Related (psychologically) to monastic asceticism is the Russian tradition of holy foolishness. The holy fool or fool in Christ (“iurodivyi Khrista radi”) was a familiar figure in all Russian towns up until (and in some cases even after) the Bolshevik Revolution. Russians had a special fondness for the holy fools. As Slavophile philosopher Ivan Kireevsky said, “the Russian had a greater respect for the rags of the holy fool than the golden brocade of the courtier.”25
Psychoanalytically viewed, the holy fool was a sufferer, part of whose masochism was specifically provocative or exhibitionistic in style. Giles Fletcher, English ambassador to Russia in 1588—89, describes the phenomenon:
They vse to go starke naked, saue a clout about their middle, with their haire hanging long and wildely about their shoulders, and many of them with an iron coller, or chaine about their neckes, or middes, even in the very extremity of winter. These they take as Prophets, and men of great holines, giving them a liberty to speak what they list without any controulment, thogh it be of the very highest himselfe.26
Often the “liberty” was paid for, however.

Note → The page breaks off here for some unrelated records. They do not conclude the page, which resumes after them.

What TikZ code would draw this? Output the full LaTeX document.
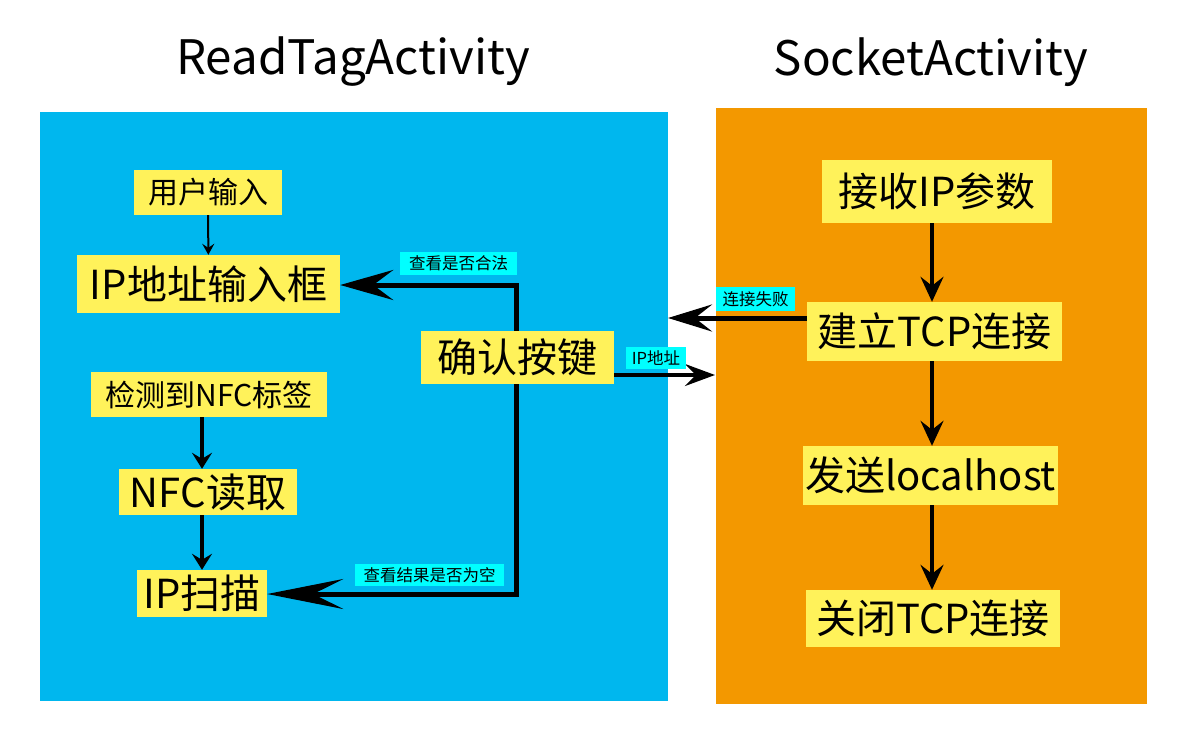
\documentclass[tikz,border=0pt]{standalone}
\usepackage{fontspec}
\setmainfont{Noto Sans CJK SC}
\usetikzlibrary{arrows.meta}
\definecolor{bluebg}{RGB}{0,183,238}
\definecolor{orangebg}{RGB}{243,152,0}
\definecolor{yel}{RGB}{255,242,90}
\definecolor{cyanlab}{RGB}{0,255,255}
\pgfdeclarelayer{bg}
\pgfdeclarelayer{edges}
\pgfsetlayers{bg,edges,main}
\newcommand\fsTitle{\fontsize{47.5}{47.5}\selectfont}
\newcommand\fsBig{\fontsize{40}{40}\selectfont}
\newcommand\fsMid{\fontsize{30}{30}\selectfont}
\newcommand\fsLab{\fontsize{16.5}{16.5}\selectfont}
\tikzset{
  ybox/.style={fill=yel, inner sep=0pt, align=center},
  lab/.style={fill=cyanlab, inner sep=0pt, font=\fsLab},
  thinarr/.style={line width=2pt, -{Stealth[length=11pt,width=12pt,inset=4pt]}},
  midarr/.style={line width=4pt, -{Stealth[length=16pt,width=20pt,inset=6pt]}},
  rarr/.style={line width=3.5pt, -{Stealth[length=25pt,width=23pt,inset=9pt]}},
  bigline/.style={line width=5pt},
}
\begin{document}
\begin{tikzpicture}[x=1pt,y=-1pt]
\useasboundingbox (0,0) rectangle (1200,744);
\begin{pgfonlayer}{bg}
\fill[white] (0,0) rectangle (1200,744);
\fill[bluebg] (40,112) rectangle (668,701);
\fill[orangebg] (716,108) rectangle (1147,704);
\end{pgfonlayer}
% titles
\node[font=\fsTitle] (t1) at (353,62) {ReadTagActivity};
\node[font=\fsTitle] (t2) at (931,62) {SocketActivity};
% left boxes
\node[ybox, minimum width=148pt, minimum height=45pt, font=\fsMid] (u1) at (208,192.5) {用户输入};
\node[ybox, minimum width=263pt, minimum height=58pt, font=\fsBig] (ipbox) at (208.5,284) {IP地址输入框};
\node[ybox, minimum width=236pt, minimum height=45pt, font=\fsMid] (nfc1) at (209,394.5) {检测到NFC标签};
\node[ybox, minimum width=178pt, minimum height=46pt, font=\fsBig] (nfcread) at (208,492) {NFC读取};
\node[ybox, minimum width=130pt, minimum height=47pt, font=\fsBig] (ipscan) at (202,593.5) {IP扫描};
\node[ybox, minimum width=193pt, minimum height=53pt, font=\fsBig] (confirm) at (517.5,357.5) {确认按键};
% right boxes
\node[ybox, minimum width=230pt, minimum height=63pt, font=\fsBig] (recv) at (937,191.5) {接收IP参数};
\node[ybox, minimum width=255pt, minimum height=59pt, font=\fsBig] (tcp) at (934.5,331.5) {建立TCP连接};
\node[ybox, minimum width=255pt, minimum height=59pt, font=\fsBig] (send) at (930.5,475.5) {发送localhost};
\node[ybox, minimum width=254pt, minimum height=57pt, font=\fsBig] (close) at (933,618.5) {关闭TCP连接};
% labels
\node[lab, minimum width=117pt, minimum height=23pt] (l1) at (458.5,263.5) {查看是否合法};
\node[lab, minimum width=149pt, minimum height=22pt] (l2) at (429.5,575) {查看结果是否为空};
\node[lab, minimum width=79pt, minimum height=24pt] (l3) at (755.5,299) {连接失败};
\node[lab, minimum width=60pt, minimum height=22pt] (l4) at (656,358) {IP地址};
% helper coordinates
\coordinate (ctop) at (516,285);
\coordinate (cbot) at (516,594);
\coordinate (fail) at (668,318);
\coordinate (ipend) at (715,375);
\coordinate (rx) at (932,0);
\begin{pgfonlayer}{edges}
\draw[thinarr] (u1) -- (ipbox);
\draw[midarr] (nfc1.south -| ipscan) -- (nfcread.north -| ipscan);
\draw[midarr] (nfcread.south -| ipscan) -- (ipscan);
\draw[rarr] (recv.south -| rx) -- (tcp.north -| rx);
\draw[rarr] (tcp.south -| rx) -- (send.north -| rx);
\draw[rarr] (send.south -| rx) -- (close.north -| rx);
\draw[bigline, -{Stealth[length=53pt,width=30pt,inset=20pt]}] (ctop) -- (ipbox.east |- ctop);
\draw[bigline, -{Stealth[length=76pt,width=30pt,inset=30pt]}] (cbot) -- (ipscan.east |- cbot);
\draw[bigline, line cap=rect] (ctop) -- (cbot);
\draw[bigline, -{Stealth[length=44pt,width=27pt,inset=17pt]}] (tcp.west |- fail) -- (fail);
\draw[line width=4pt, -{Stealth[length=30pt,width=22pt,inset=11pt]}] (confirm.east |- ipend) -- (ipend);
\end{pgfonlayer}
\end{tikzpicture}
\end{document}
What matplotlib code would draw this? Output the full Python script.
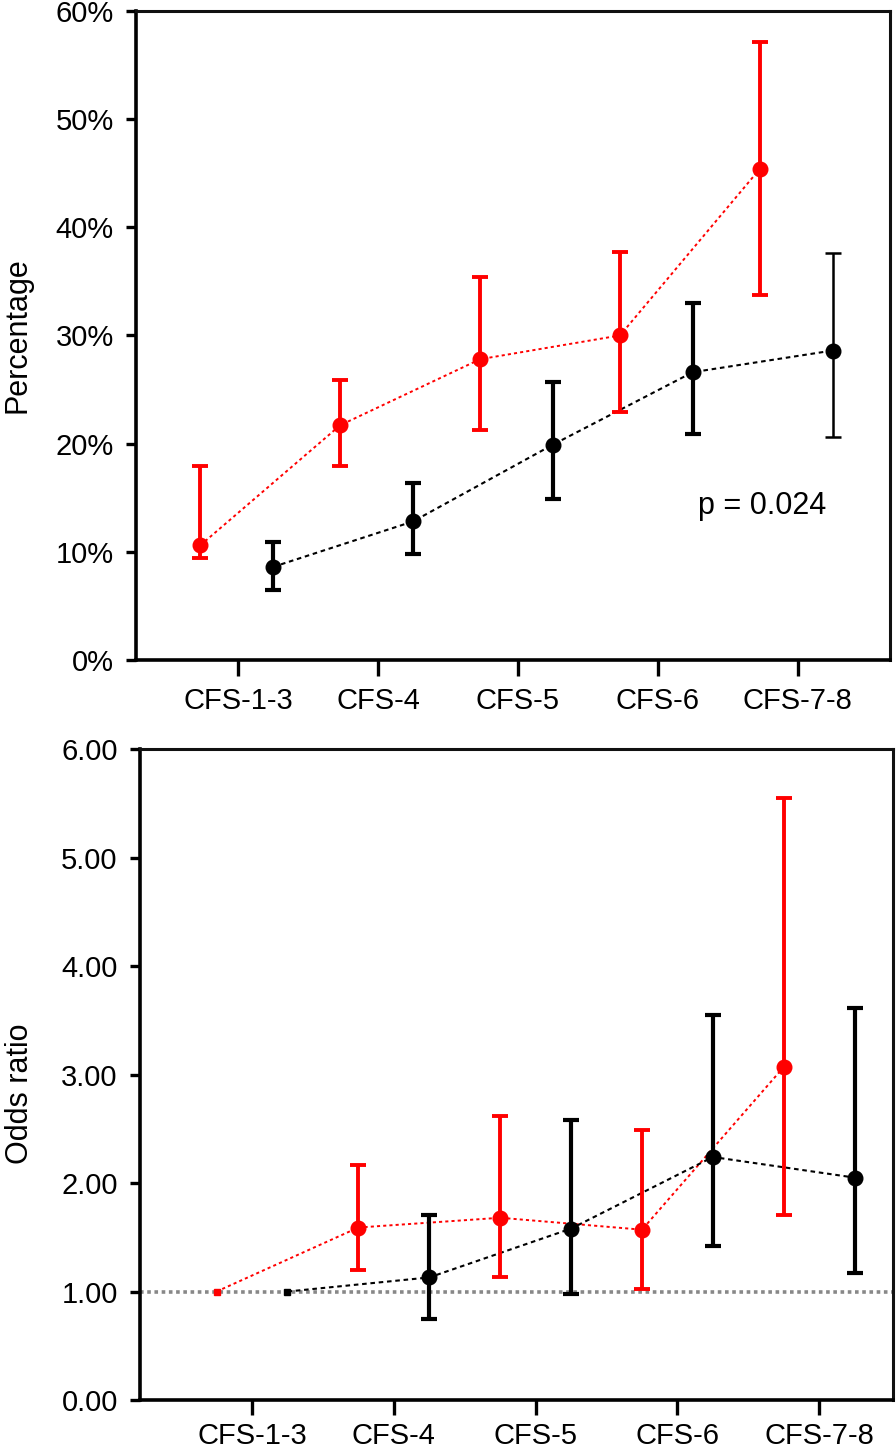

Onlookers would verbally abuse or physically attack holy fools, or the authorities might arrest them. Holy fools would resort to all manner of scandalous behavior in order to provoke aggression: they sat on dung heaps, refused to wash, wore little or no clothing; they would dance about, shout obscenities or make incoherent utterances, smash objects, and so on. The sadistic impulse is unmistakable in all this, but the provocative-masochistic tendency overrides it. Kovalevskii demonstrates his awareness of this when he says of Pelagiia Ivanovna, the nineteenth-century holy fool from the Diveevo convent, that “she herself would provoke [vyzyvala] everyone in the community to insult and beat her.”27 Saint Procopii of Ustiug, who lived in the thirteenth century, thanked onlookers for their retaliatory jeers and blows. Vasilii Blazhennyi of Moscow (sixteenth century) was said to willingly accept the curses of those he provoked.